Mortgage interest rates can often seem elusive and complex. This article aims to demystify how they work and how you can keep track of their movements.
The Two Types of Mortgage Rates: Variable and Fixed
Mortgage rates come in two main types: variable and fixed.
Variable Mortgage Rate
A variable rate is directly tied to lender prime rates, which are in turn affected by the Bank of Canada’s benchmark rate. Variable rates tend to be lower than fixed rates due to the risk of change. These rates may fluctuate during a mortgage term as determined by a Bank of Canada or lender decision to move the rate.
Fixed Mortgage Rate
A fixed rate, on the other hand, is set for the duration of your mortgage term. Fixed rates tend to be higher than variable rates as you’re paying a bit more for budget security. These rates are mainly influenced by Bank of Canada bond yields and changes in the bond market.

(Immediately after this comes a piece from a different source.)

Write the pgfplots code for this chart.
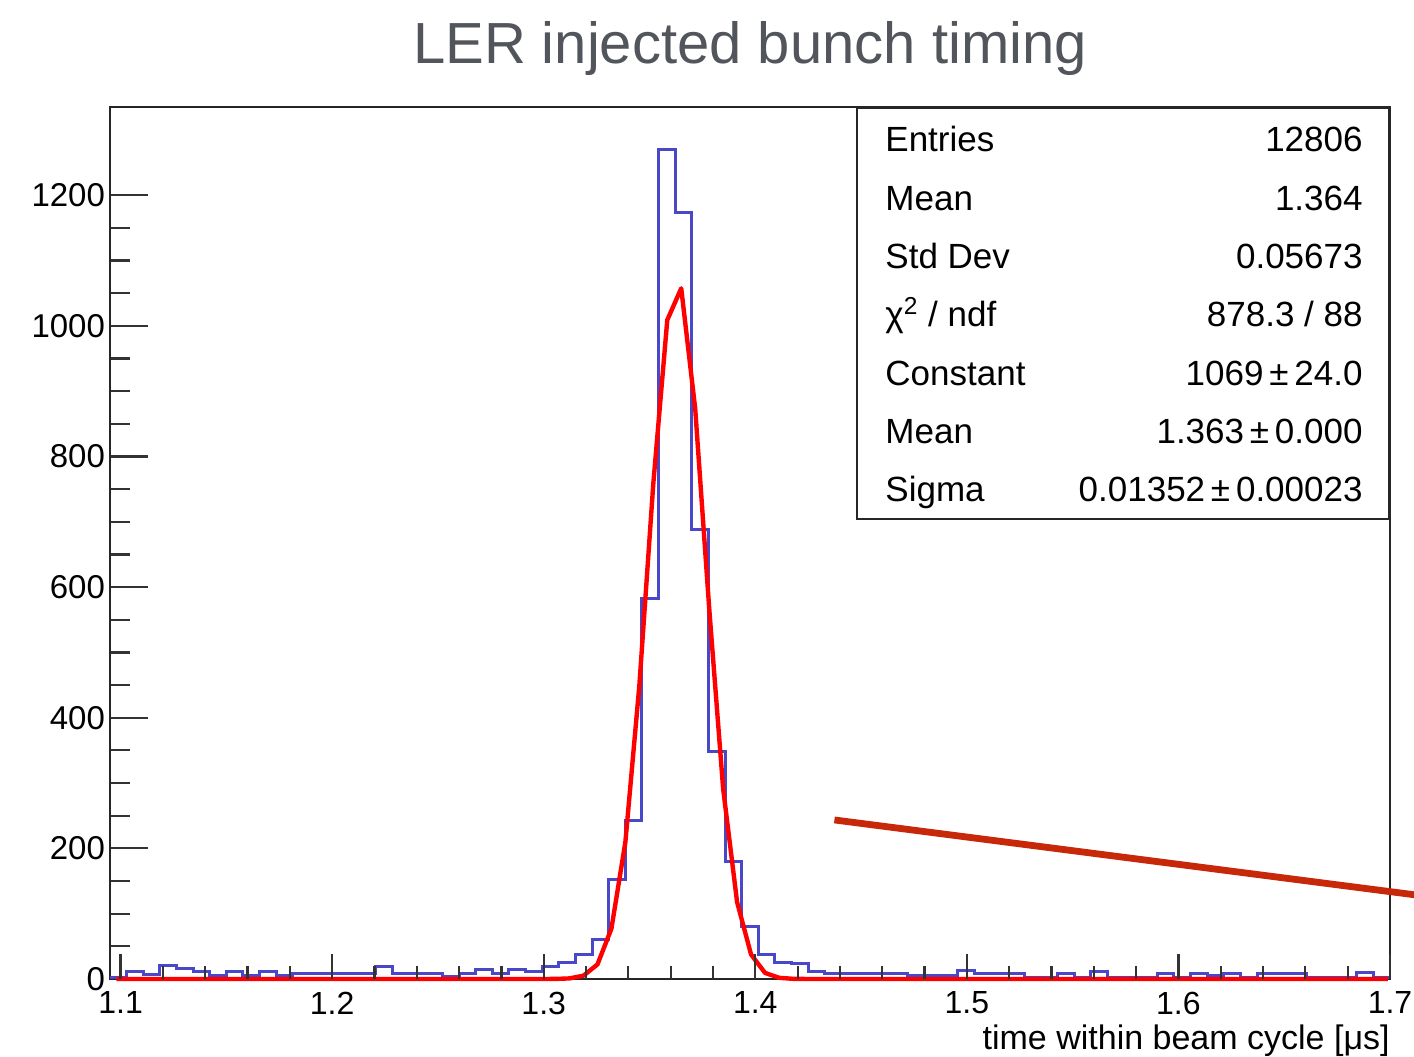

The Role of the Bank of Canada in Variable Mortgage Rates
The Bank of Canada (BoC) sets the ‘target’ for the overnight lending rate, which influences what banks charge their best customers — the prime interest rate. When the BoC changes its target overnight rate, it signals to the banks that it wants them to change their prime rates.
The Influence of Government Bonds on Fixed Mortgage Rates
Banks buy bonds from the Bank of Canada as a low-maintenance source of fixed-interest income. They also use fixed mortgage rates as an income source, but mortgages are higher maintenance compared to bonds. Therefore, lenders set their fixed rates for mortgages at a higher point than less-costly bonds to keep these two income sources on par.
How Rates Affect Mortgage Acquisition
When interest rates increase, it costs more to borrow money. This impacts how much you’ll pay each month for your mortgage, or how much house you’ll be able to afford. Conversely, when rates go down, the cost of borrowing decreases, making buying a home or property with a mortgage more attractive.
The Mortgage Stress Test Rate
Regardless of the actual mortgage rate you receive from your lender, you’ll need to qualify at a higher rate determined by the federal government. This requirement was set in place in 2019 to help ensure Canadian homeowners can still afford their payments if rates go up.
Conclusion
Understanding how mortgage rates are set can help you make informed decisions when seeking a mortgage. Whether you opt for a variable or fixed rate, it’s important to consider the broader economic factors at play and how they might impact your mortgage in the long term.